As soon as reason dawns to shed its light on his path, then let the youthful disciple be conducted to the temple of this fair divinity of truth—and taught to offer at her shrine the homage of his heart. Let him be taught his dignity as a rational being, and his accountableness as a moral agent; a foundation for virtuous character will then be laid, on which, under the conduct of heavenly guidance, a superstructure may be raised as permanent in its duration as noble and beautiful in its form.

To encounter the formidable temptations to which he is exposed, a youth thus instructed is admirably qualified. Inspired with a love of truth, and at the same time taught to separate it from error—he will meet the attacks alike of sophistry and ridicule—without fear or failure. Possessing too much skill to be foiled by the former, and too much dignity to shrink before the latter—he will be conquered by neither. Clad in intellectual armor, and inspired by moral courage—he will be fearless of attack; and, conscious of his prowess, he will invite rather than shun the contest. He will never betray the cause which he espouses, either by ignorantly mistaking, or cowardly compromising its principles. He will silence, if he cannot convince his opponents, and destroy their opposition, if he does not gain their concurrence. He will rise with a noble superiority above the sneers and cavils and aspersions of witlings, of infidels, of libertines. He will preserve unimpaired, the sweetness of his temper amid the overflowing of their gall; and, as he passes on with modest greatness through the whole ranks of these unhappy men—he will eye them by turns with generous compassion and just disdain.

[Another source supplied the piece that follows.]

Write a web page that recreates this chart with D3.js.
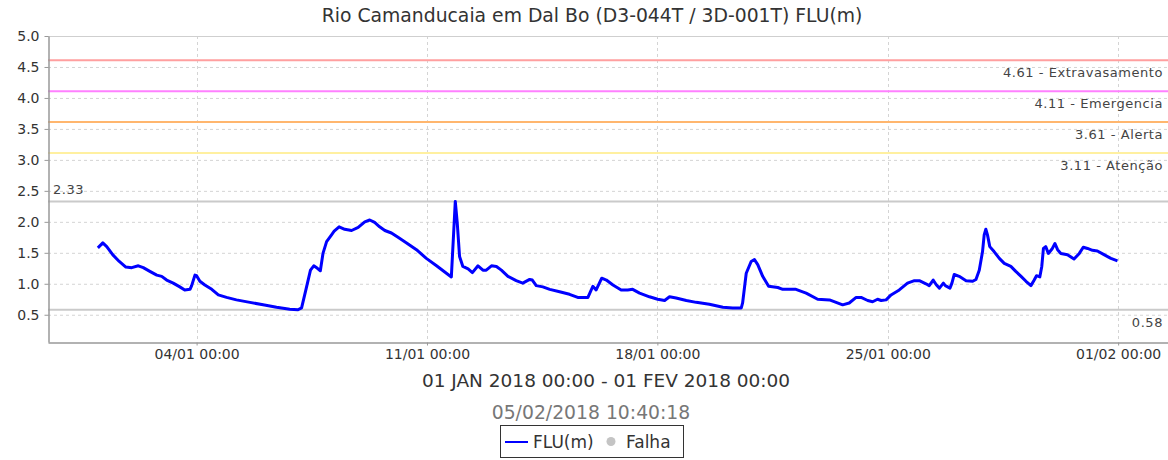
<!DOCTYPE html>
<html>
<head>
<meta charset="utf-8">
<script src="https://cdn.jsdelivr.net/npm/d3@7"></script>
<style>
  body { margin: 0; background: #fff; }
  svg { display: block; font-family: "DejaVu Sans", sans-serif; }
</style>
</head>
<body>
<svg id="chart" width="1168" height="460"></svg>
<script>
// ---- chart text ----
const chartTitle = "Rio Camanducaia em Dal Bo (D3-044T / 3D-001T) FLU(m)";
const periodLabel = "01 JAN 2018 00:00 - 01 FEV 2018 00:00";
const generatedAt = "05/02/2018 10:40:18";
const legendLabels = ["FLU(m)", "Falha"];

// ---- river level readings: days elapsed since 01/01/2018 00:00, level in metres ----
const readingDays = [
  0.00, 0.15, 0.27, 0.45, 0.65, 0.85, 1.03, 1.23, 1.38, 1.58, 1.79, 1.94,
  2.09, 2.29, 2.49, 2.64, 2.80, 2.85, 2.95, 3.00, 3.10, 3.25, 3.46, 3.66,
  3.91, 4.21, 4.62, 5.02, 5.43, 5.83, 6.08, 6.19, 6.32, 6.46, 6.56, 6.67,
  6.76, 6.84, 6.95, 7.10, 7.18, 7.33, 7.50, 7.71, 7.91, 8.11, 8.26, 8.41,
  8.56, 8.72, 8.92, 9.12, 9.38, 9.68, 9.98, 10.29, 10.54, 10.74, 10.81, 10.86,
  10.92, 10.99, 11.09, 11.25, 11.38, 11.55, 11.70, 11.80, 11.96, 12.11, 12.26, 12.46,
  12.71, 12.91, 13.12, 13.20, 13.32, 13.52, 13.73, 14.03, 14.33, 14.58, 14.89, 15.04,
  15.14, 15.31, 15.45, 15.65, 15.90, 16.10, 16.25, 16.46, 16.76, 17.01, 17.22, 17.37,
  17.57, 17.88, 18.18, 18.58, 18.99, 19.29, 19.55, 19.59, 19.70, 19.85, 19.95, 20.05,
  20.20, 20.38, 20.66, 20.81, 21.21, 21.52, 21.87, 22.23, 22.63, 22.83, 23.04, 23.19,
  23.39, 23.54, 23.69, 23.80, 23.95, 24.10, 24.35, 24.60, 24.81, 24.96, 25.16, 25.26,
  25.38, 25.48, 25.57, 25.69, 25.75, 25.89, 25.95, 26.02, 26.17, 26.38, 26.58, 26.68,
  26.78, 26.88, 26.93, 26.98, 27.03, 27.10, 27.23, 27.39, 27.54, 27.74, 27.89, 28.05,
  28.20, 28.35, 28.45, 28.52, 28.62, 28.68, 28.73, 28.80, 28.88, 28.99, 29.08, 29.16,
  29.26, 29.46, 29.66, 29.82, 29.94, 30.07, 30.22, 30.37, 30.57, 30.78, 30.98
];
const levels = [
  1.58, 1.66, 1.60, 1.47, 1.36, 1.27, 1.26, 1.29, 1.26, 1.20, 1.14, 1.12,
  1.06, 1.01, 0.95, 0.90, 0.91, 0.97, 1.14, 1.13, 1.04, 0.98, 0.91, 0.82,
  0.78, 0.74, 0.70, 0.66, 0.62, 0.59, 0.58, 0.61, 0.90, 1.22, 1.29, 1.25,
  1.21, 1.49, 1.68, 1.79, 1.85, 1.92, 1.88, 1.86, 1.91, 2.00, 2.03, 1.99,
  1.92, 1.86, 1.82, 1.75, 1.66, 1.55, 1.41, 1.29, 1.19, 1.11, 1.82, 2.33,
  1.98, 1.44, 1.28, 1.24, 1.18, 1.29, 1.22, 1.22, 1.29, 1.28, 1.22, 1.12,
  1.05, 1.01, 1.07, 1.06, 0.97, 0.95, 0.91, 0.87, 0.83, 0.78, 0.78, 0.96,
  0.90, 1.09, 1.06, 0.98, 0.90, 0.90, 0.91, 0.85, 0.79, 0.75, 0.73, 0.79,
  0.77, 0.73, 0.70, 0.67, 0.62, 0.61, 0.61, 0.69, 1.17, 1.36, 1.39, 1.31,
  1.12, 0.96, 0.94, 0.91, 0.91, 0.85, 0.75, 0.74, 0.66, 0.69, 0.78, 0.78,
  0.73, 0.71, 0.75, 0.73, 0.74, 0.82, 0.90, 1.01, 1.05, 1.05, 1.00, 0.97,
  1.06, 0.98, 0.93, 1.01, 0.97, 0.93, 1.01, 1.15, 1.12, 1.05, 1.04, 1.07,
  1.22, 1.52, 1.79, 1.88, 1.79, 1.60, 1.52, 1.41, 1.33, 1.28, 1.20, 1.12,
  1.04, 0.97, 1.06, 1.13, 1.11, 1.28, 1.57, 1.60, 1.49, 1.56, 1.65, 1.55,
  1.49, 1.47, 1.40, 1.49, 1.59, 1.57, 1.54, 1.53, 1.47, 1.41, 1.37
];

// ---- alert thresholds (m) ----
const thresholdValues = [4.61, 4.11, 3.61, 3.11];
const thresholdNames = ["Extravasamento", "Emergencia", "Alerta", "Atenção"];

// ---- axis ticks ----
const yTickValues = [0.5, 1.0, 1.5, 2.0, 2.5, 3.0, 3.5, 4.0, 4.5, 5.0];
const xTickDates = ["2018-01-04", "2018-01-11", "2018-01-18", "2018-01-25", "2018-02-01"];

// ---- layout ----
const DAY = 86400000;
const periodStart = Date.UTC(2018, 0, 1);
const plot = { left: 48, right: 1168, top: 36, bottom: 342 };
const thresholdColors = ["#ff9f9f", "#ff80ff", "#ffb66e", "#fff0a0"];

const svg = d3.select("#chart");

const x = d3.scaleUtc()
  .domain([new Date(periodStart - 1.515 * DAY), new Date(periodStart + 32.515 * DAY)])
  .range([plot.left, plot.right]);
const y = d3.scaleLinear()
  .domain([0.06, 5.0])
  .range([plot.bottom, plot.top]);

const readings = readingDays.map((d, i) => ({ t: new Date(periodStart + d * DAY), v: levels[i] }));
const xTicks = xTickDates.map(s => new Date(s + "T00:00:00Z"));

// grid
const grid = svg.append("g");
grid.selectAll("line.h").data(yTickValues.filter(v => v < 5)).join("line")
  .attr("x1", plot.left).attr("x2", plot.right)
  .attr("y1", d => y(d) + 0.5).attr("y2", d => y(d) + 0.5)
  .attr("stroke", "#d4d4d4").attr("stroke-dasharray", "3,3");
grid.selectAll("line.v").data(xTicks).join("line")
  .attr("x1", d => Math.round(x(d)) + 0.5).attr("x2", d => Math.round(x(d)) + 0.5)
  .attr("y1", plot.top).attr("y2", plot.bottom)
  .attr("stroke", "#d4d4d4").attr("stroke-dasharray", "3,3");
// top border
svg.append("line")
  .attr("x1", plot.left).attr("x2", plot.right)
  .attr("y1", y(5.0) + 0.5).attr("y2", y(5.0) + 0.5)
  .attr("stroke", "#cfcfcf");

// thresholds
const th = svg.append("g");
thresholdValues.forEach((v, i) => {
  th.append("line")
    .attr("x1", plot.left).attr("x2", plot.right)
    .attr("y1", y(v)).attr("y2", y(v))
    .attr("stroke", thresholdColors[i]).attr("stroke-width", 2);
  th.append("text")
    .attr("x", 1163).attr("y", y(v) + 17)
    .attr("text-anchor", "end")
    .attr("font-size", 13).attr("letter-spacing", 0.55)
    .attr("fill", "#444")
    .text(v.toFixed(2) + " - " + thresholdNames[i]);
});

// max / min reference lines
const maxLevel = d3.max(levels);
const minLevel = d3.min(levels);
[maxLevel, minLevel].forEach(v => {
  svg.append("line")
    .attr("x1", plot.left).attr("x2", plot.right)
    .attr("y1", y(v)).attr("y2", y(v))
    .attr("stroke", "#cacaca").attr("stroke-width", 2);
});
svg.append("text")
  .attr("x", 53).attr("y", y(maxLevel) - 7)
  .attr("font-size", 13).attr("letter-spacing", 0.55).attr("fill", "#444")
  .text(maxLevel.toFixed(2));
svg.append("text")
  .attr("x", 1163).attr("y", y(minLevel) + 17)
  .attr("text-anchor", "end")
  .attr("font-size", 13).attr("letter-spacing", 0.55).attr("fill", "#444")
  .text(minLevel.toFixed(2));

// series
svg.append("path")
  .datum(readings)
  .attr("fill", "none")
  .attr("stroke", "#0000ff")
  .attr("stroke-width", 3)
  .attr("stroke-linejoin", "round")
  .attr("d", d3.line().x(d => x(d.t)).y(d => y(d.v)));

// axes
const yAxis = svg.append("g")
  .attr("transform", `translate(${plot.left + 0.5},0)`)
  .call(d3.axisLeft(y).tickValues(yTickValues).tickFormat(d3.format(".1f"))
    .tickSize(4).tickSizeOuter(0).tickPadding(5));
const xAxis = svg.append("g")
  .attr("transform", `translate(0,${plot.bottom + 0.5})`)
  .call(d3.axisBottom(x).tickValues(xTicks).tickFormat(d3.utcFormat("%d/%m %H:%M"))
    .tickSize(3).tickSizeOuter(0).tickPadding(4));
[yAxis, xAxis].forEach(g => {
  g.select(".domain").attr("stroke", "#999").attr("stroke-width", 1.5);
  g.selectAll(".tick line").attr("stroke", "#999");
  g.selectAll("text").attr("fill", "#333").attr("font-family", "DejaVu Sans").attr("font-size", 14);
});

// titles
svg.append("text").attr("x", 592).attr("y", 22).attr("text-anchor", "middle")
  .attr("font-size", 18.8).attr("fill", "#333").text(chartTitle);
svg.append("text").attr("x", 606).attr("y", 387).attr("text-anchor", "middle")
  .attr("font-size", 18.5).attr("fill", "#333").text(periodLabel);
svg.append("text").attr("x", 591).attr("y", 419).attr("text-anchor", "middle")
  .attr("font-size", 18.8).attr("fill", "#777").text(generatedAt);

// legend
const lg = svg.append("g");
lg.append("rect").attr("x", 500.5).attr("y", 425.5).attr("width", 183).attr("height", 32)
  .attr("fill", "#fff").attr("stroke", "#333");
lg.append("line").attr("x1", 505).attr("x2", 528).attr("y1", 442).attr("y2", 442)
  .attr("stroke", "#0000ff").attr("stroke-width", 2);
lg.append("text").attr("x", 533).attr("y", 448).attr("font-size", 17).attr("fill", "#333").text(legendLabels[0]);
lg.append("circle").attr("cx", 611).attr("cy", 441.5).attr("r", 4.5).attr("fill", "#c4c4c4");
lg.append("text").attr("x", 626).attr("y", 448).attr("font-size", 17).attr("fill", "#333").text(legendLabels[1]);
</script>
</body>
</html>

There is no need, it is presumed, any further to multiply proofs of the importance of the present inquiry. Under the designation of Fashionable Amusements will be included, the Theater, the Ball Room, Card-playing, and Novel-reading. Each amusement will be taken separately under consideration; its moral character and tendency examined, and the question discussed, whether it may correctly be pronounced a lawful amusement. The meaning affixed lo the term lawful has been already determined. The present is a probationary state; it is accordingly provided both with innocent and sinful pleasures. It is the part of virtue to choose the former, and reject the latter. To make the necessary selection, it must be remembered, that the great end of our present existence is, to form a virtuous character, and therefore that those pursuits and pleasures which are compatible with such a design, may be considered legitimate; but whatever, on the other hand, appears subversive of this object, must be prohibited as sinful and dangerous.